Hunt Construction v. Garrett: A Valuable Lesson for Project Owners
by: Jeffrey A. Hammond , Attorney
Who has the greatest influence over the safety of the men and women working on a construction project? The answer may surprise you.
The owner. That’s right, the owner of the project has the ability to exert the greatest influence over construction safety. The reason why is rooted in simple economic theory. The owner has a project that it wants to build and there will be countless construction companies vying to get the contract. The owner, simply put, has the power of the purse. The owner, thus, has the ability to dictate the terms of the contract and to make the final decision as to which construction company will get the job.
The Indiana Supreme Court’s recent decision in Hunt Construction v. Garrett, provides a valuable lesson for safety conscious project owners. As principled and responsible project owners continue to place a high value on the safety of the men and women who build their dreams, they are increasingly willing to pay a lot of extra money to construction managers to create, implement and enforce project safety programs. By doing so, the owner adds an incredibly valuable layer of safety responsibilities on the project.
We all know and understand in our everyday work and personal lives that accountability is fundamental to all commitments. The same is true on construction projects and especially with regard to construction site safety. Accountability is an essential keystone in the arch of construction site safety.
In the Hunt Construction case, Hunt did not dispute that it accepted and assumed substantial and detailed overall jobsite safety responsibilities in its contract with the Stadium Authority. Hunt’s position was that it did not agree to be accountable for fulfilling the extensive project safety responsibilities that the Stadium Authority paid it a lot of money to undertake. Hunt claimed that one sentence it added into the contract meant that it was only accountable to the owner, not to any of the workers on the project for whom the project safety program was designed to protect. However, the worker, not the owner, is the one who will suffer great harm if the construction manager fails to fulfill its extensive safety responsibilities.

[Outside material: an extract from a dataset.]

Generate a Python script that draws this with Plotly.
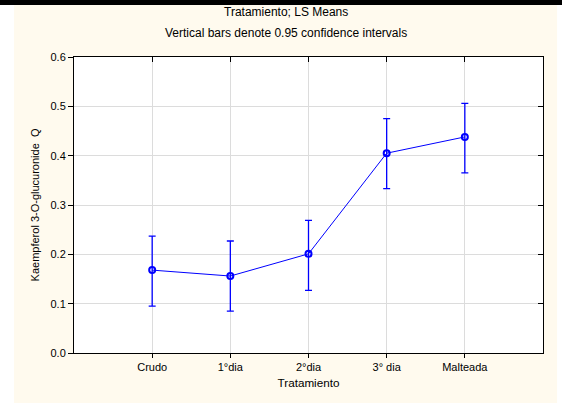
import plotly.graph_objects as go

categories = ["Crudo", "1°dia", "2°dia", "3° dia", "Malteada"]
means = [0.168, 0.156, 0.201, 0.405, 0.438]
upper = [0.237, 0.227, 0.269, 0.475, 0.506]
lower = [0.095, 0.085, 0.127, 0.333, 0.365]
yticks = [0.0, 0.1, 0.2, 0.3, 0.4, 0.5, 0.6]

xpos = list(range(len(categories)))
err_plus = [u - m for u, m in zip(upper, means)]
err_minus = [m - l for m, l in zip(means, lower)]

BLUE = "#0000FF"
CREAM = "#FFFAEE"
FONT = "Liberation Sans, Arial, sans-serif"

fig = go.Figure()
fig.add_trace(go.Scatter(
    x=xpos, y=means, mode="lines+markers",
    line=dict(color=BLUE, width=1),
    marker=dict(symbol="circle-open", size=6, color=BLUE, line=dict(width=2, color=BLUE)),
    error_y=dict(type="data", symmetric=False, array=err_plus, arrayminus=err_minus,
                 color=BLUE, thickness=1.3, width=3.5),
    showlegend=False, hoverinfo="skip",
))
# invisible trace for the mirrored inside-tick axes
fig.add_trace(go.Scatter(x=[xpos[0]], y=[means[0]], xaxis="x2", yaxis="y2",
                         mode="markers", marker=dict(opacity=0), showlegend=False,
                         hoverinfo="skip"))

axis_common = dict(showline=True, linecolor="black", linewidth=1,
                   tickfont=dict(family=FONT, size=11, color="black"),
                   zeroline=False)

fig.update_layout(
    width=562, height=407,
    margin=dict(l=74, r=19, t=57, b=54),
    paper_bgcolor="white", plot_bgcolor="white",
    font=dict(family=FONT, size=11, color="black"),
    xaxis=dict(range=[-1, 5], tickmode="array", tickvals=xpos, ticktext=categories,
               showgrid=True, gridcolor="#DCDCDC", gridwidth=1,
               ticks="outside", ticklen=4, tickcolor="black", mirror=True,
               title=dict(text="Tratamiento", font=dict(family=FONT, size=11.7), standoff=6),
               **axis_common),
    yaxis=dict(range=[0, 0.6], tickmode="array", tickvals=yticks,
               ticktext=[f"{v:.1f}" for v in yticks],
               showgrid=True, gridcolor="#DCDCDC", gridwidth=1,
               ticks="outside", ticklen=5, tickcolor="black", mirror=True,
               title=dict(text="Kaempferol 3-O-glucuronide  Q", font=dict(family=FONT, size=11), standoff=8),
               **axis_common),
    xaxis2=dict(range=[-1, 5], overlaying="x", side="top", tickmode="array",
                tickvals=xpos, showticklabels=False, showgrid=False, zeroline=False,
                ticks="inside", ticklen=5, tickcolor="black", showline=False),
    yaxis2=dict(range=[0, 0.6], overlaying="y", side="right", tickmode="array",
                tickvals=yticks[1:-1], showticklabels=False, showgrid=False, zeroline=False,
                ticks="inside", ticklen=5, tickcolor="black", showline=False),
    shapes=[
        dict(type="rect", xref="paper", yref="paper", x0=-0.128, x1=1.03, y0=-0.169, y1=1.179,
             fillcolor=CREAM, line=dict(width=0), layer="below"),
        dict(type="rect", xref="paper", yref="paper", x0=-0.2, x1=1.1, y0=1.176, y1=1.1926,
             fillcolor="black", line=dict(width=0), layer="below"),
        dict(type="rect", xref="paper", yref="paper", x0=0, x1=1, y0=0, y1=1,
             fillcolor="white", line=dict(width=0), layer="below"),
    ],
    annotations=[
        dict(text="Tratamiento; LS Means", xref="paper", yref="paper", x=0.451, y=1.152,
             showarrow=False, font=dict(family=FONT, size=12), xanchor="center", yanchor="middle"),
        dict(text="Vertical bars denote 0.95 confidence intervals", xref="paper", yref="paper",
             x=0.451, y=1.081, showarrow=False, font=dict(family=FONT, size=12),
             xanchor="center", yanchor="middle"),
    ],
)

fig.write_html("out.html", config={"displayModeBar": False},
               post_script="document.body.style.margin='0';document.body.style.padding='0';")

Herein lies the lesson to principled and responsible project owners in Indiana and elsewhere around the country. If you are an owner who places a high value on worker safety, pay careful attention to the wording of the contract language that is being proposed to you to ensure that you are really getting what you are paying for.There are undoubtedly construction companies out there who will seek ways to evade accountability for the safety obligations you are willing to pay them to perform. If your goal is to protect the workers, seek out and hire contractors and construction managers who will do more than verbally express a commitment to worksite safety. Choose those who are willing to accept the accountability that goes along with that commitment. You have the ability to exert the greatest influence over the safety of the men and women who will be working on your project. Choose wisely. Indiana’s workers and their families will thank you for it.